REQUEST:
Copy exactly, and only, the lines below from the first through the one containing "const yTitle = 'cents le litre';", both included; pictures are omitted.

BEGIN STORED DATA

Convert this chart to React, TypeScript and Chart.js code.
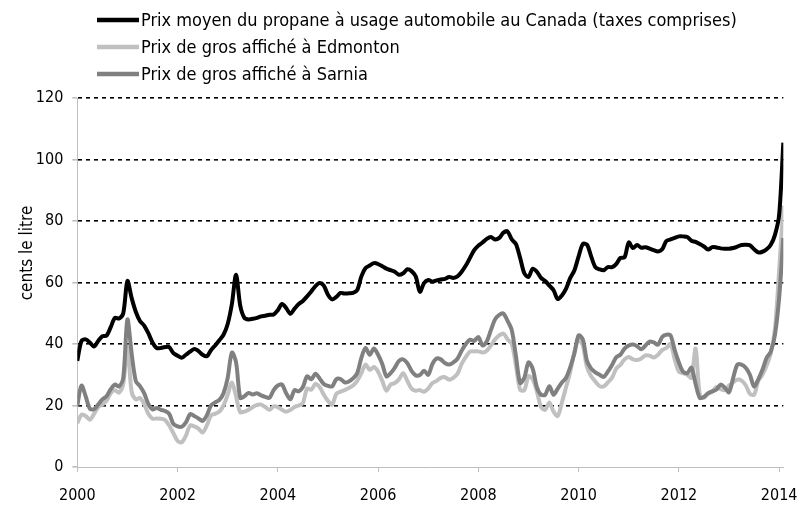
import React, { useEffect, useRef } from 'react';
import { Chart, registerables } from 'chart.js';

Chart.register(...registerables);

const startYear = 2000;
const yearTicks = [2000, 2002, 2004, 2006, 2008, 2010, 2012, 2014];
const seriesNames = [
  'Prix moyen du propane à usage automobile au Canada (taxes comprises)',
  'Prix de gros affiché à Edmonton',
  'Prix de gros affiché à Sarnia',
];
const yTitle = 'cents le litre';

// Monthly values, Jan 2000 – Feb 2014 (cents per litre)
const retail = [
  34.5, 41, 41.5, 40.5, 39.2, 41, 42.5, 42.7, 45.5, 48.5, 48.3, 50,
  60.5, 55, 50.5, 47.5, 46, 43.5, 40.5, 38.7, 38.7, 39, 39, 37,
  36.2, 35.5, 36.5, 37.5, 38.4, 37.7, 36.5, 36, 38, 39.5, 41.2, 43,
  46.5, 53, 62.5, 52.5, 48.5, 48, 48.2, 48.5, 49, 49.2, 49.5, 49.6,
  51, 53, 51.7, 49.8, 51.5, 53, 54, 55.5, 57.1, 58.8, 59.8, 59,
  56, 54.5, 55.3, 56.6, 56.4, 56.5, 56.6, 57.5, 62, 64.7, 65.5, 66.3,
  66, 65.3, 64.5, 64, 63.5, 62.5, 63, 64.3, 63.7, 62, 57, 59.8,
  60.8, 60.3, 60.7, 61, 61.2, 61.8, 61.5, 62, 63.5, 65.5, 68, 70.5,
  72, 73, 74.2, 74.8, 74, 74.5, 76.2, 76.6, 74, 72.5, 68, 63,
  61.8, 64.5, 63.5, 61.5, 60.5, 59, 57.5, 54.6, 55.8, 58, 61.5, 64,
  68.5, 72.5, 72.3, 68.5, 65, 64.3, 64, 65, 65, 66, 68, 68.2,
  73, 71.2, 72.2, 71.3, 71.5, 71, 70.5, 70.1, 70.8, 73.5, 74, 74.5,
  75, 75, 74.8, 73.6, 73.2, 72.5, 71.7, 70.7, 71.5, 71.4, 71.1, 71,
  71, 71.2, 71.7, 72.2, 72.3, 72.1, 70.8, 69.8, 70, 70.8, 72.3, 75.5,
  82, 105.5,
];

const edmonton = [
  14.3, 17, 16.6, 15.4, 17.3, 19.5, 20.3, 21.5, 24, 25, 24.2, 27,
  39, 24.5, 22, 22.4, 20.5, 17.3, 15.7, 15.8, 15.7, 15.3, 13.5, 11,
  8.5, 8, 10.2, 13.5, 13.2, 12.5, 11.2, 13.5, 16.8, 17.3, 18, 20,
  23.5, 27.5, 23, 17.8, 18, 18.6, 19.5, 20.2, 20.3, 19.5, 18.6, 19.7,
  19.5, 18.6, 18, 18.5, 19.5, 20, 20.8, 25.5, 25.1, 27, 26, 23.5,
  21.5, 20.3, 23.8, 24.5, 25, 25.7, 26.5, 28, 30.5, 33.3, 31.6, 32.5,
  31, 28, 24.8, 26.8, 27.3, 28.5, 30.5, 28, 25.5, 24.8, 25, 24.5,
  25.5, 27.3, 28, 29, 29.2, 28.4, 29, 30.3, 33.5, 35.8, 37.5, 37.6,
  37.6, 37.2, 37.8, 39.5, 41.5, 42.8, 43.4, 41.5, 40, 33, 25.1, 25,
  29.5, 28.5, 24.6, 19.5, 18.6, 21, 18, 16.6, 21, 26, 31, 37.5,
  41.5, 39.5, 32.5, 29.5, 27.8, 26.3, 26.2, 27.5, 29, 32, 33.2, 35,
  35.8, 35, 34.8, 35.3, 36.3, 36.2, 35.6, 36.5, 38, 38.7, 40, 35,
  31, 30.5, 30, 29, 38.5, 23.5, 22.5, 23.8, 24.6, 26, 25.3, 25,
  26.5, 27.5, 28.4, 28.1, 26.6, 23.8, 23.5, 28, 30, 33, 37, 45,
  64, 85,
];

const sarnia = [
  20, 26.5, 23, 19, 18.8, 20.3, 22, 23, 25.3, 26.8, 26.2, 29,
  48, 37, 28, 26.3, 24, 20.5, 18.7, 19.2, 18.6, 18.2, 17.3, 14,
  13.2, 13.1, 14.5, 17.2, 16.6, 15.8, 15, 16.8, 20, 21, 21.8, 24,
  29, 37.2, 34, 22.5, 23, 24.1, 23.6, 24, 23.3, 22.8, 22.5, 25,
  26.5, 26.8, 24, 22, 25, 24.6, 26, 29.5, 28.5, 30.3, 28.8, 27,
  26.4, 26.2, 28.5, 28.6, 27.5, 27.8, 28.8, 30.5, 35.5, 38.7, 36.5, 38.5,
  36.5, 33.5, 29.5, 30.5, 32.3, 34.5, 35, 33.8, 31.3, 29.8, 29.9, 31.3,
  30, 33.5, 35.3, 35, 33.8, 33.3, 34, 35.2, 37.8, 40, 41.4, 41,
  42.3, 39.5, 40.8, 44.5, 48, 49.5, 49.9, 47.5, 44.5, 36, 27.3, 29,
  34, 32, 26, 23.5, 23.5, 26.3, 23.5, 25.5, 27.5, 29, 32.5, 37,
  42.8, 41.5, 34.5, 32, 30.8, 30, 29.3, 31, 33.2, 35.7, 36.5, 38.5,
  39.5, 39.8, 39.3, 38.3, 39.5, 40.8, 40.5, 39.8, 42.3, 43, 42.8, 38,
  34, 31, 30.5, 32.3, 27, 22.5, 22.8, 24, 24.6, 25.2, 26.8, 25.8,
  24.3, 29, 33.3, 33.3, 32.3, 30, 26.2, 28.5, 31.6, 35.5, 37.5, 43,
  55, 74.5,
];

const seriesColors = ['#000000', '#c0c0c0', '#808080'];
const FONT = '"DejaVu Sans Condensed", "DejaVu Sans", sans-serif';

const toPoints = (values: number[]) =>
  values.map((v, i) => ({ x: startYear + i / 12, y: v }));

// Vertical (stacked) legend above the plot, plus the y-axis title
const stackedLegend = {
  id: 'stackedLegend',
  afterDraw(chart: any) {
    const ctx = chart.ctx as CanvasRenderingContext2D;
    ctx.save();
    ctx.font = `18px ${FONT}`;
    ctx.textBaseline = 'middle';
    ctx.textAlign = 'left';
    chart.data.datasets.forEach((ds: any, i: number) => {
      const y = 20 + i * 27;
      ctx.strokeStyle = ds.borderColor;
      ctx.lineWidth = 4.5;
      ctx.lineCap = 'butt';
      ctx.beginPath();
      ctx.moveTo(97, y);
      ctx.lineTo(139, y);
      ctx.stroke();
      ctx.fillStyle = '#000';
      ctx.fillText(ds.label, 141, y + 1);
    });
    // y-axis title
    ctx.translate(28, 253);
    ctx.rotate(-Math.PI / 2);
    ctx.font = `17px ${FONT}`;
    ctx.textAlign = 'center';
    ctx.fillStyle = '#000';
    ctx.fillText(yTitle, 0, 0);
    ctx.restore();
  },
};

export default function App() {
  const canvasRef = useRef<HTMLCanvasElement | null>(null);

  useEffect(() => {
    if (!canvasRef.current) return;
    Chart.defaults.font.family = FONT;
    Chart.defaults.font.size = 16;
    Chart.defaults.color = '#000';
    const series = [retail, edmonton, sarnia];
    const chart = new Chart(canvasRef.current, {
      type: 'line',
      data: {
        datasets: series.map((vals, i) => ({
          label: seriesNames[i],
          data: toPoints(vals),
          borderColor: seriesColors[i],
          backgroundColor: seriesColors[i],
          borderWidth: 4,
          pointRadius: 0,
          tension: 0.3,
          fill: false,
          order: i === 0 ? 0 : i === 2 ? 1 : 2,
        })),
      },
      options: {
        animation: false,
        responsive: true,
        maintainAspectRatio: false,
        layout: { padding: { top: 98, left: 0, right: 23.5, bottom: 0 } },
        plugins: {
          legend: { display: false },
          tooltip: { enabled: false },
        },
        scales: {
          x: {
            type: 'linear',
            min: startYear,
            max: startYear + (retail.length - 1) / 12,
            afterBuildTicks: (scale: any) => {
              scale.ticks = yearTicks.map((v) => ({ value: v }));
            },
            afterFit: (scale: any) => {
              scale.height = 45;
            },
            ticks: {
              callback: (v: any) => String(v),
              padding: 14.4,
              autoSkip: false,
              maxRotation: 0,
              color: '#000',
              font: { size: 16 },
            },
            grid: {
              display: true,
              drawOnChartArea: false,
              drawTicks: true,
              tickLength: 5,
              tickColor: '#bfbfbf',
            },
            border: { display: true, color: '#bfbfbf', width: 1 },
          },
          y: {
            min: 0,
            max: 120,
            afterFit: (scale: any) => {
              scale.width = 77.3;
            },
            ticks: { stepSize: 20, padding: 9, color: '#000', font: { size: 16 } },
            title: { display: false, text: yTitle },
            grid: {
              color: (ctx: any) => (ctx.tick && ctx.tick.value === 0 ? 'rgba(0,0,0,0)' : '#000'),
              lineWidth: 1.6,
              drawTicks: true,
              tickLength: 5,
              tickColor: '#bfbfbf',
            },
            border: { display: true, color: '#bfbfbf', width: 1, dash: [4, 4] },
          },
        },
      },
      plugins: [stackedLegend],
    } as any);
    return () => chart.destroy();
  }, []);

  return (
    <div style={{ position: 'absolute', left: 0, top: 0, width: 812, height: 512, background: '#fff' }}>
      <canvas ref={canvasRef} />
    </div>
  );
}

END STORED DATA

THE OUTPUT:
Convert this chart to React, TypeScript and Chart.js code.
import React, { useEffect, useRef } from 'react';
import { Chart, registerables } from 'chart.js';

Chart.register(...registerables);

const startYear = 2000;
const yearTicks = [2000, 2002, 2004, 2006, 2008, 2010, 2012, 2014];
const seriesNames = [
  'Prix moyen du propane à usage automobile au Canada (taxes comprises)',
  'Prix de gros affiché à Edmonton',
  'Prix de gros affiché à Sarnia',
];
const yTitle = 'cents le litre';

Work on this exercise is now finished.